Dataset content
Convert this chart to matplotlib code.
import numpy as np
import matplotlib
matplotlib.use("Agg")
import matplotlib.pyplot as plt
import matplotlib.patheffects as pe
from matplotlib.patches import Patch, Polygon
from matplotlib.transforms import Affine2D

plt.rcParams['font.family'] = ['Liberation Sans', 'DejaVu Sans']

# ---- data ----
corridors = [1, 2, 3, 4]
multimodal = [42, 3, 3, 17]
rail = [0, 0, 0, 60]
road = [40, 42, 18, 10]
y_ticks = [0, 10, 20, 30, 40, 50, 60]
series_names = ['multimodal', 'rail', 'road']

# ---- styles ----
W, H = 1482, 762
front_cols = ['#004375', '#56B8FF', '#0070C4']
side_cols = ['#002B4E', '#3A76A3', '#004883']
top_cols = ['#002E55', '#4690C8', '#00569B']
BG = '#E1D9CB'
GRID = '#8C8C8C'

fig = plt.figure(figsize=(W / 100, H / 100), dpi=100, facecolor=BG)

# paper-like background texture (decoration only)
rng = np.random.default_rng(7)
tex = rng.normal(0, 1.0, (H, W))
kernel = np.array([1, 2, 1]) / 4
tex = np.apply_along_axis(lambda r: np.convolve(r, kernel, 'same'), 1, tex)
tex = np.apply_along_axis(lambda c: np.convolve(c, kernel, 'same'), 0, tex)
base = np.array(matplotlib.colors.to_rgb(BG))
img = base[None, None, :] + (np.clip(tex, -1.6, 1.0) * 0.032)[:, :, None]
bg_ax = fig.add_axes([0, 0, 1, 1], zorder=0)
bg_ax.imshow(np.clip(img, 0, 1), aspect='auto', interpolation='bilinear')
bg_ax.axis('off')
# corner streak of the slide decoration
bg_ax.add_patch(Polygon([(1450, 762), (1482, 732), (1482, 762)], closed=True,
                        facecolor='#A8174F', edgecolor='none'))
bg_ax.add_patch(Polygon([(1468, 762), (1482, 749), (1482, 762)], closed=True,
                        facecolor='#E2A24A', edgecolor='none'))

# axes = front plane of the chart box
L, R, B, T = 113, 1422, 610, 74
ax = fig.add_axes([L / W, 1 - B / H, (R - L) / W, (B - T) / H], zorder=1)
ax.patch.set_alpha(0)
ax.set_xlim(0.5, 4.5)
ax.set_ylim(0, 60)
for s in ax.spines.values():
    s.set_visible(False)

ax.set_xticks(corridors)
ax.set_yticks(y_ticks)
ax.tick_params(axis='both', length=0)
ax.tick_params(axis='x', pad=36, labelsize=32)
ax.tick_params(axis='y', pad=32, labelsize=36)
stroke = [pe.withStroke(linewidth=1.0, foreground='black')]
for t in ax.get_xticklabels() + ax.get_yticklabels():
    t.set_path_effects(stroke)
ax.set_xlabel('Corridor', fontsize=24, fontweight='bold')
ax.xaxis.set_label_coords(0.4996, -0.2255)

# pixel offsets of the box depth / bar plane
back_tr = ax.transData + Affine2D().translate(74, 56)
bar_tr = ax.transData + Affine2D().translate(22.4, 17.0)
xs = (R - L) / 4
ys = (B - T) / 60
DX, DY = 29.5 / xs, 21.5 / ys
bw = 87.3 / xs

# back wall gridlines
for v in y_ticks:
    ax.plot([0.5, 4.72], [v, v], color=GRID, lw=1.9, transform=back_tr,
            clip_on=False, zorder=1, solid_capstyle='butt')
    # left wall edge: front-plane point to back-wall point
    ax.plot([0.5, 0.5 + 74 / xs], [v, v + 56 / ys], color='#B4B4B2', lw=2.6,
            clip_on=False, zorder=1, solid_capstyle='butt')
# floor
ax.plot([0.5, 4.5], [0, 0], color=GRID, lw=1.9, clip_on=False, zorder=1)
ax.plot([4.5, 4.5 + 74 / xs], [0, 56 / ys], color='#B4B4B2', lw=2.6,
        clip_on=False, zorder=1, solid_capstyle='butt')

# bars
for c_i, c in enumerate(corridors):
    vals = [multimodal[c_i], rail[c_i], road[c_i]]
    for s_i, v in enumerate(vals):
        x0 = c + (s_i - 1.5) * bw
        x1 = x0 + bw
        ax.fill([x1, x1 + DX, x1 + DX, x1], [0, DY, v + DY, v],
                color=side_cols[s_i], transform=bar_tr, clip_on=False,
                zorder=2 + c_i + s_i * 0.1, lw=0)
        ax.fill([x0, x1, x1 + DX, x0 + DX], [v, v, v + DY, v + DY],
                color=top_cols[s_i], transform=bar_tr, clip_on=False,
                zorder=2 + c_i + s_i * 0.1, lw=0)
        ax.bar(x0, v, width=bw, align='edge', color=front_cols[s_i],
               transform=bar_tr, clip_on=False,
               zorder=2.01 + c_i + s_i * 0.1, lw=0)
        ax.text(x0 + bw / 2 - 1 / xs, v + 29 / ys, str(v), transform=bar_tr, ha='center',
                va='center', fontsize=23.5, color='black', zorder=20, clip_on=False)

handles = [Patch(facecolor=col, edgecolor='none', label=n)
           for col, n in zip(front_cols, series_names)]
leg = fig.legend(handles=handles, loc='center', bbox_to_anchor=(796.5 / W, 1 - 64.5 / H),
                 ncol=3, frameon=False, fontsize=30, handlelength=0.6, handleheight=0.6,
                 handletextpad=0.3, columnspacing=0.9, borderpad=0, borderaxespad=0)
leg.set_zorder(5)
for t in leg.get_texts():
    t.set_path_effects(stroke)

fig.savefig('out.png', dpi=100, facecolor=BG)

What you need to do
Begin with the first line of the data above and, please, print each line exactly until you have printed the line containing "fig = plt.figure(figsize=(W"; print nothing else.

The response
Convert this chart to matplotlib code.
import numpy as np
import matplotlib
matplotlib.use("Agg")
import matplotlib.pyplot as plt
import matplotlib.patheffects as pe
from matplotlib.patches import Patch, Polygon
from matplotlib.transforms import Affine2D

plt.rcParams['font.family'] = ['Liberation Sans', 'DejaVu Sans']

# ---- data ----
corridors = [1, 2, 3, 4]
multimodal = [42, 3, 3, 17]
rail = [0, 0, 0, 60]
road = [40, 42, 18, 10]
y_ticks = [0, 10, 20, 30, 40, 50, 60]
series_names = ['multimodal', 'rail', 'road']

# ---- styles ----
W, H = 1482, 762
front_cols = ['#004375', '#56B8FF', '#0070C4']
side_cols = ['#002B4E', '#3A76A3', '#004883']
top_cols = ['#002E55', '#4690C8', '#00569B']
BG = '#E1D9CB'
GRID = '#8C8C8C'

fig = plt.figure(figsize=(W / 100, H / 100), dpi=100, facecolor=BG)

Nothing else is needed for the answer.